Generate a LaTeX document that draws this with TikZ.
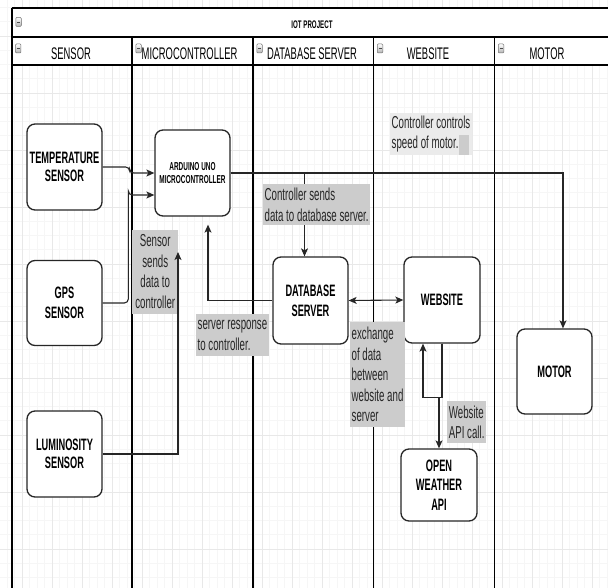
\documentclass[tikz,border=0pt]{standalone}
\usepackage{fontspec}
\setmainfont{Liberation Sans}[FakeStretch=0.56]
\usetikzlibrary{arrows.meta,calc}
\newcommand\boxfnt{\bfseries\fontsize{16.5}{18.5}\selectfont}
\newcommand\lblfnt{\fontsize{17.3}{20.5}\selectfont}
\newcommand\hdrfnt{\fontsize{16.8}{18}\selectfont}
\newcommand\ttlfnt{\bfseries\fontsize{11}{12}\selectfont}
\newcommand\arfnt{\bfseries\fontsize{11.5}{13}\selectfont}
\definecolor{lblgray}{HTML}{CCCCCC}
\definecolor{lbllight}{HTML}{EBEBEB}
\definecolor{gridminor}{HTML}{F6F6F6}
\definecolor{gridmajor}{HTML}{E8E8E8}
\tikzset{
  gbox/.style={draw=black!85, line width=1.3pt, rounded corners=8pt, fill=white,
    inner sep=0pt, align=center, font=\boxfnt},
  lbl/.style={fill=lblgray, inner sep=1.5pt, align=left, font=\lblfnt,
    text=black!85, anchor=north west},
  conn/.style={draw=black!85, line width=1.1pt,
    -{Stealth[length=8pt,width=7pt,inset=2pt]}},
  lane/.style={draw=black, line width=1.7pt},
  hline/.style={draw=black, line width=2pt},
  icon/.style={draw=black!55, line width=0.5pt, rounded corners=1pt,
    top color=white, bottom color=black!30, minimum width=5.5pt,
    minimum height=9pt, inner sep=0pt},
}
\begin{document}
\begin{tikzpicture}[x=1pt,y=-1pt]
\useasboundingbox (0,0) rectangle (608,588);
% background grid
\foreach \k in {-3,...,79} {
  \pgfmathsetmacro\xx{22+7.5*\k}
  \draw[gridminor, line width=0.6pt] (\xx,0) -- (\xx,588);
}
\foreach \k in {-3,...,39} {
  \pgfmathsetmacro\yy{36+14.25*\k}
  \draw[gridminor, line width=0.6pt] (0,\yy) -- (608,\yy);
}
\foreach \k in {-1,...,20} {
  \pgfmathsetmacro\xx{22+30*\k}
  \draw[gridmajor, line width=0.7pt] (\xx,0) -- (\xx,588);
}
\foreach \k in {-1,...,10} {
  \pgfmathsetmacro\yy{36+57*\k}
  \draw[gridmajor, line width=0.7pt] (0,\yy) -- (608,\yy);
}
% pool header
\fill[white] (11.7,8.5) rectangle (608,65);
\draw[hline] (11.7,8.5) -- (608,8.5);
\draw[hline] (11.7,37) -- (608,37);
\draw[hline] (11.7,65) -- (608,65);
\foreach \lx in {11.7,132,253,373.5,494.5} {
  \draw[lane] (\lx,37) -- (\lx,588);
}
\draw[lane] (11.7,8.5) -- (11.7,37);
% icons
\node[icon] (ic0) at (18.5,22) {};
\draw[black!70, line width=0.8pt] ($(ic0.center)+(-1.5,0)$) -- ($(ic0.center)+(1.5,0)$);
\foreach \lx/\nm in {11.7/a,132/b,253/c,373.5/d,494.5/e} {
  \node[icon] (ic\nm) at ({\lx+6.5},48.5) {};
  \draw[black!70, line width=0.8pt] ($(ic\nm.center)+(-1.5,0)$) -- ($(ic\nm.center)+(1.5,0)$);
}
% titles
\node[font=\ttlfnt] (title) at (312,24.5) {IOT PROJECT};
\node[font=\hdrfnt] (hsens) at (71,53.5) {SENSOR};
\node[font=\hdrfnt] (hmicro) at (189.5,53.5) {MICROCONTROLLER};
\node[font=\hdrfnt] (hdb) at (312,53.5) {DATABASE SERVER};
\node[font=\hdrfnt] (hweb) at (428,53.5) {WEBSITE};
\node[font=\hdrfnt] (hmot) at (547,53.5) {MOTOR};
% boxes
\node[gbox, minimum width=75pt, minimum height=86pt] (temp) at (64.5,167) {TEMPERATURE\\SENSOR};
\node[gbox, minimum width=75pt, minimum height=85pt] (gps) at (64.5,303) {GPS\\[1.5pt]SENSOR};
\node[gbox, minimum width=75pt, minimum height=86pt] (lum) at (64.5,454) {LUMINOSITY\\SENSOR};
\node[gbox, minimum width=75pt, minimum height=86pt, font=\arfnt] (ard) at (192.5,173) {ARDUINO UNO\\MICROCONTROLLER};
\node[gbox, minimum width=75pt, minimum height=87pt] (db) at (310.5,300.5) {DATABASE\\[1.5pt]SERVER};
\node[gbox, minimum width=76pt, minimum height=86pt] (web) at (442,300) {WEBSITE};
\node[gbox, minimum width=76pt, minimum height=72pt] (api) at (439,485) {OPEN\\[1pt]WEATHER\\[1pt]API};
\node[gbox, minimum width=75pt, minimum height=85pt] (motor) at (554.5,371.5) {MOTOR};
% connectors
\draw[conn, rounded corners=4pt] (temp.east) -- ++(27,0) |- (ard.west);
\draw[conn, rounded corners=4pt] (gps.east) -| ($(ard.west)+(-26,22)$) |- ($(ard.west)+(0,22)$);
\draw[conn] (ard.east) -| ($(db.north)+(-6,0)$);
\draw[conn] (ard.east) -| ($(motor.north)+(8.5,0)$);
\draw[conn] (db.west) -| ($(ard.south)+(15.5,8)$);
\draw[conn, {Stealth[length=8pt,width=7pt,inset=2pt]}-{Stealth[length=8pt,width=7pt,inset=2pt]}] (db.east) -- (web.west);
\draw[conn] (web.south) -- ++(0,54) coordinate (wb) -| (api.north);
\draw[conn] (wb) -| ($(web.south)+(-19,0)$);
% labels
\node[lbl, align=center, minimum width=46pt, minimum height=84pt] (lsens) at (132,229.5) {Sensor\\sends\\data to\\controller};
\node[lbl, minimum width=106pt, minimum height=41pt] (lctrl) at (263,184) {Controller sends\\data to database server.};
\node[lbl, minimum width=71pt, minimum height=42pt] (lresp) at (196,314) {server response\\to controller.};
\node[lbl, fill=lbllight, minimum width=79pt, minimum height=42pt] (lmot) at (390,113) {Controller controls\\speed of motor.\phantom{xx}};
\fill[lblgray] (458.5,135) rectangle (469,155);
\node[lbl, minimum width=54pt, minimum height=105pt] (lexch) at (350,322) {exchange\\of data\\between\\website and\\server};
\node[lbl, minimum width=39pt, minimum height=42pt] (lapi) at (447,401) {Website\\API call.};
% luminosity arrow
\coordinate (lumend) at (178,252);
\draw[conn] (lum.east) -| (lumend);
\end{tikzpicture}
\end{document}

^^^^^^^^^^^^^^^^

→ What the exercise asks: Every line of the material is to be quoted exactly, with no pictures carried over.

→ Expected answer:
Generate a LaTeX document that draws this with TikZ.
\documentclass[tikz,border=0pt]{standalone}
\usepackage{fontspec}
\setmainfont{Liberation Sans}[FakeStretch=0.56]
\usetikzlibrary{arrows.meta,calc}
\newcommand\boxfnt{\bfseries\fontsize{16.5}{18.5}\selectfont}
\newcommand\lblfnt{\fontsize{17.3}{20.5}\selectfont}
\newcommand\hdrfnt{\fontsize{16.8}{18}\selectfont}
\newcommand\ttlfnt{\bfseries\fontsize{11}{12}\selectfont}
\newcommand\arfnt{\bfseries\fontsize{11.5}{13}\selectfont}
\definecolor{lblgray}{HTML}{CCCCCC}
\definecolor{lbllight}{HTML}{EBEBEB}
\definecolor{gridminor}{HTML}{F6F6F6}
\definecolor{gridmajor}{HTML}{E8E8E8}
\tikzset{
  gbox/.style={draw=black!85, line width=1.3pt, rounded corners=8pt, fill=white,
    inner sep=0pt, align=center, font=\boxfnt},
  lbl/.style={fill=lblgray, inner sep=1.5pt, align=left, font=\lblfnt,
    text=black!85, anchor=north west},
  conn/.style={draw=black!85, line width=1.1pt,
    -{Stealth[length=8pt,width=7pt,inset=2pt]}},
  lane/.style={draw=black, line width=1.7pt},
  hline/.style={draw=black, line width=2pt},
  icon/.style={draw=black!55, line width=0.5pt, rounded corners=1pt,
    top color=white, bottom color=black!30, minimum width=5.5pt,
    minimum height=9pt, inner sep=0pt},
}
\begin{document}
\begin{tikzpicture}[x=1pt,y=-1pt]
\useasboundingbox (0,0) rectangle (608,588);
% background grid
\foreach \k in {-3,...,79} {
  \pgfmathsetmacro\xx{22+7.5*\k}
  \draw[gridminor, line width=0.6pt] (\xx,0) -- (\xx,588);
}
\foreach \k in {-3,...,39} {
  \pgfmathsetmacro\yy{36+14.25*\k}
  \draw[gridminor, line width=0.6pt] (0,\yy) -- (608,\yy);
}
\foreach \k in {-1,...,20} {
  \pgfmathsetmacro\xx{22+30*\k}
  \draw[gridmajor, line width=0.7pt] (\xx,0) -- (\xx,588);
}
\foreach \k in {-1,...,10} {
  \pgfmathsetmacro\yy{36+57*\k}
  \draw[gridmajor, line width=0.7pt] (0,\yy) -- (608,\yy);
}
% pool header
\fill[white] (11.7,8.5) rectangle (608,65);
\draw[hline] (11.7,8.5) -- (608,8.5);
\draw[hline] (11.7,37) -- (608,37);
\draw[hline] (11.7,65) -- (608,65);
\foreach \lx in {11.7,132,253,373.5,494.5} {
  \draw[lane] (\lx,37) -- (\lx,588);
}
\draw[lane] (11.7,8.5) -- (11.7,37);
% icons
\node[icon] (ic0) at (18.5,22) {};
\draw[black!70, line width=0.8pt] ($(ic0.center)+(-1.5,0)$) -- ($(ic0.center)+(1.5,0)$);
\foreach \lx/\nm in {11.7/a,132/b,253/c,373.5/d,494.5/e} {
  \node[icon] (ic\nm) at ({\lx+6.5},48.5) {};
  \draw[black!70, line width=0.8pt] ($(ic\nm.center)+(-1.5,0)$) -- ($(ic\nm.center)+(1.5,0)$);
}
% titles
\node[font=\ttlfnt] (title) at (312,24.5) {IOT PROJECT};
\node[font=\hdrfnt] (hsens) at (71,53.5) {SENSOR};
\node[font=\hdrfnt] (hmicro) at (189.5,53.5) {MICROCONTROLLER};
\node[font=\hdrfnt] (hdb) at (312,53.5) {DATABASE SERVER};
\node[font=\hdrfnt] (hweb) at (428,53.5) {WEBSITE};
\node[font=\hdrfnt] (hmot) at (547,53.5) {MOTOR};
% boxes
\node[gbox, minimum width=75pt, minimum height=86pt] (temp) at (64.5,167) {TEMPERATURE\\SENSOR};
\node[gbox, minimum width=75pt, minimum height=85pt] (gps) at (64.5,303) {GPS\\[1.5pt]SENSOR};
\node[gbox, minimum width=75pt, minimum height=86pt] (lum) at (64.5,454) {LUMINOSITY\\SENSOR};
\node[gbox, minimum width=75pt, minimum height=86pt, font=\arfnt] (ard) at (192.5,173) {ARDUINO UNO\\MICROCONTROLLER};
\node[gbox, minimum width=75pt, minimum height=87pt] (db) at (310.5,300.5) {DATABASE\\[1.5pt]SERVER};
\node[gbox, minimum width=76pt, minimum height=86pt] (web) at (442,300) {WEBSITE};
\node[gbox, minimum width=76pt, minimum height=72pt] (api) at (439,485) {OPEN\\[1pt]WEATHER\\[1pt]API};
\node[gbox, minimum width=75pt, minimum height=85pt] (motor) at (554.5,371.5) {MOTOR};
% connectors
\draw[conn, rounded corners=4pt] (temp.east) -- ++(27,0) |- (ard.west);
\draw[conn, rounded corners=4pt] (gps.east) -| ($(ard.west)+(-26,22)$) |- ($(ard.west)+(0,22)$);
\draw[conn] (ard.east) -| ($(db.north)+(-6,0)$);
\draw[conn] (ard.east) -| ($(motor.north)+(8.5,0)$);
\draw[conn] (db.west) -| ($(ard.south)+(15.5,8)$);
\draw[conn, {Stealth[length=8pt,width=7pt,inset=2pt]}-{Stealth[length=8pt,width=7pt,inset=2pt]}] (db.east) -- (web.west);
\draw[conn] (web.south) -- ++(0,54) coordinate (wb) -| (api.north);
\draw[conn] (wb) -| ($(web.south)+(-19,0)$);
% labels
\node[lbl, align=center, minimum width=46pt, minimum height=84pt] (lsens) at (132,229.5) {Sensor\\sends\\data to\\controller};
\node[lbl, minimum width=106pt, minimum height=41pt] (lctrl) at (263,184) {Controller sends\\data to database server.};
\node[lbl, minimum width=71pt, minimum height=42pt] (lresp) at (196,314) {server response\\to controller.};
\node[lbl, fill=lbllight, minimum width=79pt, minimum height=42pt] (lmot) at (390,113) {Controller controls\\speed of motor.\phantom{xx}};
\fill[lblgray] (458.5,135) rectangle (469,155);
\node[lbl, minimum width=54pt, minimum height=105pt] (lexch) at (350,322) {exchange\\of data\\between\\website and\\server};
\node[lbl, minimum width=39pt, minimum height=42pt] (lapi) at (447,401) {Website\\API call.};
% luminosity arrow
\coordinate (lumend) at (178,252);
\draw[conn] (lum.east) -| (lumend);
\end{tikzpicture}
\end{document}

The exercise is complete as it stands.